These are the key concepts you need to understand to accurately answer the question.

Mean and Standard Deviation
In statistics, the mean and standard deviation are key measures to understand data distribution, especially when examining normal distribution. The mean, denoted by \( \mu \), represents the average, or central value, around which the data is spread. In the context of airline luggage, this tells us that, on average, each piece of luggage weighs 40 pounds.

The standard deviation, denoted by \( \sigma \), measures the amount of variation or dispersion in a set of values. For the luggage problem, a standard deviation of 10.63 pounds means most luggage weights tend to vary 10.63 pounds from the 40 pound mean.

Understanding these two parameters is crucial because they define the shape and spread of the normal distribution:
  • The further from the mean, the less likely a value is found.
  • Approximately 68% of data falls within one standard deviation of the mean.
  • A normal distribution is symmetrical around the mean.
Probability Calculations
Calculating probabilities in a normal distribution often involves measuring the likelihood of a value falling within a specific range. This requires converting the value to a z-score, a concept we'll cover later. Let's look at how these probability calculations work in practice.

In the luggage weight problem, part (a) involves finding the probability that luggage weighs less than 45 pounds. By calculating the z-score first, we then refer to a standard normal distribution table to find this probability, about 0.6808. This means there's roughly a 68.08% chance a piece of luggage weighs less than 45 pounds.

For part (b), which looks at a collective weight for 80 passengers, we calculate the standard error first. This is because when you sum many independent variables like luggage weights, their variability accumulates. Here, the standard error for all 80 pieces reflects how much the total weight fluctuates around the expected mean.

These probability calculations help quantify expectations when dealing with real-world uncertainties, guiding decisions with measurable risk assessments.
Z-Score
The z-score is a statistical measurement that describes a value's position relative to the mean of a group of values, measured in terms of standard deviation. Essentially, it tells you how many standard deviations an element is from the mean.

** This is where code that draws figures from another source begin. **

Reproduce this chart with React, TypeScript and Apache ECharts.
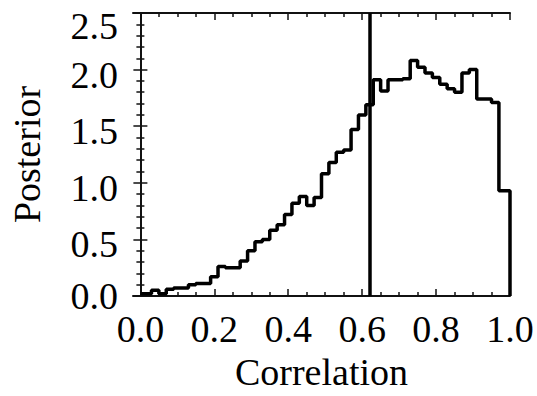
import React, { useEffect, useRef } from "react";
import * as echarts from "echarts";

const correlation = [
  0.0, 0.02, 0.04, 0.06, 0.08, 0.1, 0.12, 0.14, 0.16, 0.18,
  0.2, 0.22, 0.24, 0.26, 0.28, 0.3, 0.32, 0.34, 0.36, 0.38,
  0.4, 0.42, 0.44, 0.46, 0.48, 0.5, 0.52, 0.54, 0.56, 0.58,
  0.6, 0.62, 0.64, 0.66, 0.68, 0.7, 0.72, 0.74, 0.76, 0.78,
  0.8, 0.82, 0.84, 0.86, 0.88, 0.9, 0.92, 0.94, 0.96, 0.98,
  1.0,
];
const posterior = [
  0.02, 0.02, 0.05, 0.02, 0.06, 0.07, 0.07, 0.1, 0.11, 0.11,
  0.17, 0.26, 0.25, 0.25, 0.31, 0.4, 0.48, 0.5, 0.58, 0.63,
  0.72, 0.82, 0.88, 0.8, 0.87, 1.08, 1.18, 1.27, 1.29, 1.47,
  1.6, 1.69, 1.91, 1.81, 1.91, 1.91, 1.92, 2.08, 2.02, 1.97,
  1.93, 1.87, 1.83, 1.8, 1.97, 2.0, 1.74, 1.74, 1.71, 0.93,
  0.93,
];
const markerValue = 0.619;
const xMajorTicks = [0.0, 0.2, 0.4, 0.6, 0.8, 1.0];
const xMinorTicks = [
  0.05, 0.1, 0.15, 0.25, 0.3, 0.35, 0.45, 0.5, 0.55, 0.65, 0.7, 0.75, 0.85, 0.9, 0.95,
];
const xRange = [-0.02, 1.0];
const yRange = [0, 2.5];

const FONT = "Liberation Serif";
const FS = 38;

export default function App() {
  const ref = useRef<HTMLDivElement>(null);
  useEffect(() => {
    if (!ref.current) return;
    const chart = echarts.init(ref.current, null, { renderer: "svg" });
    const data: number[][] = correlation.map((c, i) => [c, posterior[i]]);
    data.push([xRange[1], 0]);

    const baseX = (position: "top" | "bottom", ticks: number[], len: number, showLine: boolean) => ({
      type: "value" as const,
      position,
      min: xRange[0],
      max: xRange[1],
      splitLine: { show: false },
      axisLine: { show: showLine, onZero: false, lineStyle: { color: "#111", width: 2 } },
      axisTick: {
        show: true,
        inside: true,
        length: len,
        customValues: ticks,
        lineStyle: { color: "#111", width: 1.5 },
      },
      axisLabel: { show: false },
    });

    chart.setOption({
      animation: false,
      backgroundColor: "#fff",
      grid: { left: 133, right: 27, top: 13, bottom: 98 },
      xAxis: [
        {
          ...baseX("bottom", xMajorTicks, 7, true),
          name: "Correlation",
          nameLocation: "middle",
          nameGap: 57,
          nameTextStyle: { fontFamily: FONT, fontSize: FS, color: "#000" },
          axisLabel: {
            show: true,
            customValues: xMajorTicks,
            formatter: (v: number) => v.toFixed(1),
            fontFamily: FONT,
            fontSize: FS,
            color: "#000",
            margin: 14,
          },
        },
        baseX("top", xMajorTicks, 7, true),
        baseX("bottom", xMinorTicks, 4, false),
        baseX("top", xMinorTicks, 4, false),
      ],
      yAxis: [
        {
          type: "value",
          position: "left",
          min: yRange[0],
          max: yRange[1],
          interval: 0.5,
          name: "Posterior",
          nameLocation: "middle",
          nameGap: 87,
          nameTextStyle: { fontFamily: FONT, fontSize: FS, color: "#000" },
          splitLine: { show: false },
          axisLine: { show: true, lineStyle: { color: "#111", width: 2 } },
          axisTick: { show: true, inside: true, length: 7, lineStyle: { color: "#111", width: 1.5 } },
          minorTick: { show: true, splitNumber: 5, length: 4, lineStyle: { color: "#111", width: 1.5 } },
          axisLabel: {
            show: true,
            margin: 15,
            showMinLabel: true,
            showMaxLabel: true,
            formatter: (v: number) => {
              const s = v.toFixed(1);
              if (v === yRange[0]) return `{lo|${s}}`;
              if (v === yRange[1]) return `{hi|${s}}`;
              return `{n|${s}}`;
            },
            rich: {
              n: { fontFamily: FONT, fontSize: FS, color: "#000", padding: [10, 0, 0, 0] },
              hi: { fontFamily: FONT, fontSize: FS, color: "#000", padding: [26, 0, 0, 0] },
              lo: { fontFamily: FONT, fontSize: FS, color: "#000", padding: [0, 0, 0, 0] },
            },
          },
        },
        {
          type: "value",
          position: "right",
          min: yRange[0],
          max: yRange[1],
          interval: 0.5,
          splitLine: { show: false },
          axisLine: { show: true, lineStyle: { color: "#111", width: 2 } },
          axisTick: { show: true, inside: true, length: 7, lineStyle: { color: "#111", width: 1.5 } },
          minorTick: { show: true, splitNumber: 5, length: 4, lineStyle: { color: "#111", width: 1.5 } },
          axisLabel: { show: false },
        },
      ],
      series: [
        {
          type: "line",
          step: "middle",
          data,
          xAxisIndex: 0,
          yAxisIndex: 0,
          showSymbol: false,
          symbol: "none",
          clip: true,
          lineStyle: { color: "#000", width: 3.5 },
          markLine: {
            silent: true,
            symbol: "none",
            label: { show: false },
            lineStyle: { color: "#000", width: 3.5, type: "solid" },
            data: [{ xAxis: markerValue }],
          },
        },
      ],
    });
    return () => chart.dispose();
  }, []);
  return (
    <div
      ref={ref}
      style={{ position: "fixed", left: 0, top: 0, width: 537, height: 396, background: "#fff" }}
    />
  );
}
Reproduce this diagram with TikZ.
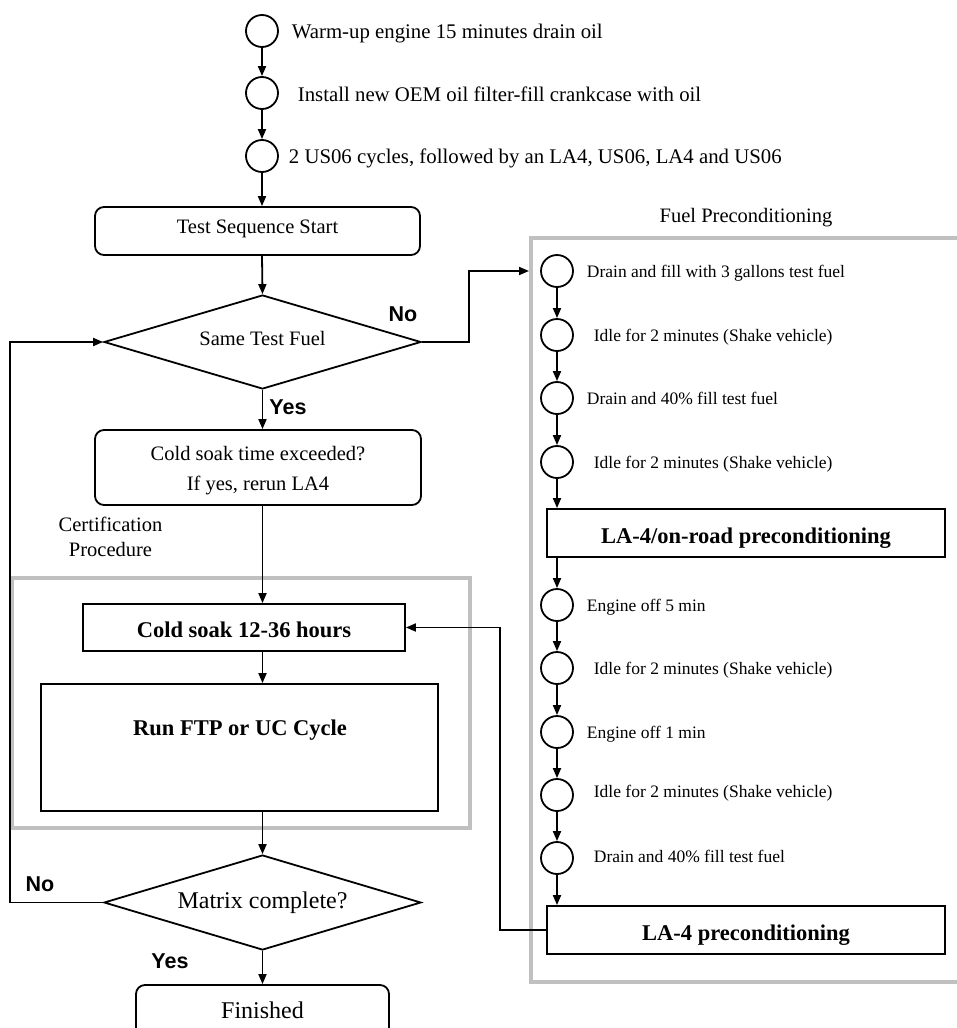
\documentclass[tikz,border=0pt]{standalone}
\usepackage{fontspec}
\setmainfont{Liberation Serif}
\newfontfamily\labelfont{Liberation Sans}
\usetikzlibrary{shapes.geometric,arrows.meta,calc}
\definecolor{grp}{HTML}{C0C0C0}
\begin{document}
\begin{tikzpicture}[x=1pt,y=-1pt,line width=1.8pt,
  arr/.style={-{Triangle[length=10pt,width=8pt]}},
  stepcirc/.style={circle,draw,minimum size=32pt,inner sep=0pt},
  stepnote/.style={anchor=west,inner sep=0pt,text height=14pt,text depth=0pt,font=\fontsize{20.8}{24}\selectfont},
  fuelnote/.style={anchor=west,inner sep=0pt,text height=12pt,text depth=0pt,font=\fontsize{17.5}{21}\selectfont},
  roundbox/.style={draw,rounded corners=9pt,inner sep=0pt,align=center,font=\fontsize{20.5}{30}\selectfont},
  boldbox/.style={draw,inner sep=0pt,text height=20pt,text depth=0pt,font=\bfseries\fontsize{22.5}{27}\selectfont},
  decision/.style={diamond,draw,inner sep=0pt,aspect=3.37},
  yn/.style={inner sep=0pt,font=\labelfont\bfseries\fontsize{21.5}{25}\selectfont},
  plain/.style={inner sep=0pt,align=center,font=\fontsize{20.5}{25}\selectfont},
  group/.style={draw=grp,line width=4pt,inner sep=0pt}]
\useasboundingbox (0,0) rectangle (956,1028);

% group frames
\node[group,minimum width=458pt,minimum height=250pt] (cert) at (241,703) {};
\node[group,minimum width=431pt,minimum height=744pt] (fuel) at (746.5,610) {};

% top sequence
\node[stepcirc] (t1) at (262,31) {};
\node[stepcirc] (t2) at (262,93) {};
\node[stepcirc] (t3) at (262,156) {};
\node[stepnote] (l1) at (291,31) {Warm-up engine 15 minutes drain oil};
\node[stepnote] (l2) at (297,94) {Install new OEM oil filter-fill crankcase with oil};
\node[stepnote] (l3) at (288,156) {2 US06 cycles, followed by an LA4, US06, LA4 and US06};

\node[roundbox,minimum width=325pt,minimum height=48pt,text depth=9pt] (start) at (257.5,231) {Test Sequence Start};
\node[decision,minimum width=317pt,minimum height=94pt,text height=6pt,text depth=0pt,font=\fontsize{20.5}{24}\selectfont] (d1) at (262.5,342) {Same Test Fuel};
\node[draw,rounded corners=9pt,minimum width=326pt,minimum height=75pt] (coldq) at (258,467.5) {};
\node[plain,font=\fontsize{20.5}{30}\selectfont] (coldtxt) at (258,471) {Cold soak time exceeded?\\If yes, rerun LA4};
\node[plain] (certlbl) at (110.5,537) {Certification\\Procedure};

\node[boldbox,minimum width=322pt,minimum height=47pt] (soak) at (244,627.5) {Cold soak 12-36 hours};
\node[draw,minimum width=397pt,minimum height=127pt,inner sep=0pt] (run) at (239.5,747.5) {};
\node[inner sep=0pt,font=\bfseries\fontsize{22.5}{27}\selectfont] (runlbl) at (240,730) {Run FTP or UC Cycle};

\node[decision,minimum width=317pt,minimum height=95pt,font=\fontsize{24}{28}\selectfont] (d2) at (262.5,902.5) {Matrix complete?};
\node[roundbox,minimum width=253pt,minimum height=55pt,font=\fontsize{24}{28}\selectfont,text depth=5pt] (fin) at (262.5,1012.5) {Finished};

\node[yn] (no1) at (403,314) {No};
\node[yn] (yes1) at (288,407) {Yes};
\node[yn] (no2) at (40,884) {No};
\node[yn] (yes2) at (170,961) {Yes};

% fuel preconditioning
\node[plain] (fuellbl) at (746,218) {Fuel Preconditioning};
\node[stepcirc] (f1) at (557,271) {};
\node[stepcirc] (f2) at (557,335) {};
\node[stepcirc] (f3) at (557,398) {};
\node[stepcirc] (f4) at (557,462) {};
\node[boldbox,minimum width=398pt,minimum height=48pt] (pa) at (746,533) {LA-4/on-road preconditioning};
\node[stepcirc] (f5) at (557,605) {};
\node[stepcirc] (f6) at (557,668) {};
\node[stepcirc] (f7) at (557,732) {};
\node[stepcirc] (f8) at (557,795) {};
\node[stepcirc] (f9) at (557,858) {};
\node[boldbox,minimum width=398pt,minimum height=48pt] (pb) at (746,930) {LA-4 preconditioning};

\node[fuelnote] (n1) at (586,271) {Drain and fill with 3 gallons test fuel};
\node[fuelnote] (n2) at (593,335) {Idle for 2 minutes (Shake vehicle)};
\node[fuelnote] (n3) at (586,398) {Drain and 40\% fill test fuel};
\node[fuelnote] (n4) at (593,462) {Idle for 2 minutes (Shake vehicle)};
\node[fuelnote] (n5) at (586,605) {Engine off 5 min};
\node[fuelnote] (n6) at (593,668) {Idle for 2 minutes (Shake vehicle)};
\node[fuelnote] (n7) at (586,732) {Engine off 1 min};
\node[fuelnote] (n8) at (593,791) {Idle for 2 minutes (Shake vehicle)};
\node[fuelnote] (n9) at (593,856) {Drain and 40\% fill test fuel};

% connectors, main column
\draw[arr] (t1) -- (t2);
\draw[arr] (t2) -- (t3);
\draw[arr] (t3.south) -- (t3.south |- start.north);
\draw[arr] (t3.south |- start.south) -- (d1.north);
\draw[arr] (d1.south) -- (d1.south |- coldq.north);
\draw[arr] (d1.south |- coldq.south) -- (d1.south |- soak.north);
\draw[arr] (d1.south |- soak.south) -- (d1.south |- run.north);
\draw[arr] (d1.south |- run.south) -- (d2.north);
\draw[arr] (d2.south) -- (fin.north);

% loops
\coordinate (loopx) at (10,0);
\draw[arr] (d2.west) -- (d2.west -| loopx) -- (d1.west -| loopx) -- (d1.west);
\coordinate (jogx) at (469,0);
\draw[arr] (d1.east) -- (d1.east -| jogx) |- (f1 -| fuel.west);
\coordinate (retx) at (500,0);
\draw[arr] (pb.west) -- (pb.west -| retx) |- (soak.east);

% fuel column
\draw[arr] (f1) -- (f2);
\draw[arr] (f2) -- (f3);
\draw[arr] (f3) -- (f4);
\draw[arr] (f4.south) -- (f4.south |- pa.north);
\draw[arr] (f4.south |- pa.south) -- (f5.north);
\draw[arr] (f5) -- (f6);
\draw[arr] (f6) -- (f7);
\draw[arr] (f7) -- (f8);
\draw[arr] (f8) -- (f9);
\draw[arr] (f9.south) -- (f9.south |- pb.north);
\end{tikzpicture}
\end{document}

To calculate a z-score, you use the formula:
  • \( z = \frac{x - \mu}{\sigma} \)
Where \( x \) is the value of interest, \( \mu \) is the mean, and \( \sigma \) is the standard deviation. In the luggage example, to find the z-score for a piece of luggage weighing 45 pounds, you plug into the formula resulting in a z-score of approximately 0.47. This indicates 45 pounds is 0.47 standard deviations above the mean luggage weight.

Z-scores are integral in the step involving probability tables, enabling translation of any normal distribution to a standard normal distribution. This normalization facilitates easier calculations by transforming any problem on a common scale.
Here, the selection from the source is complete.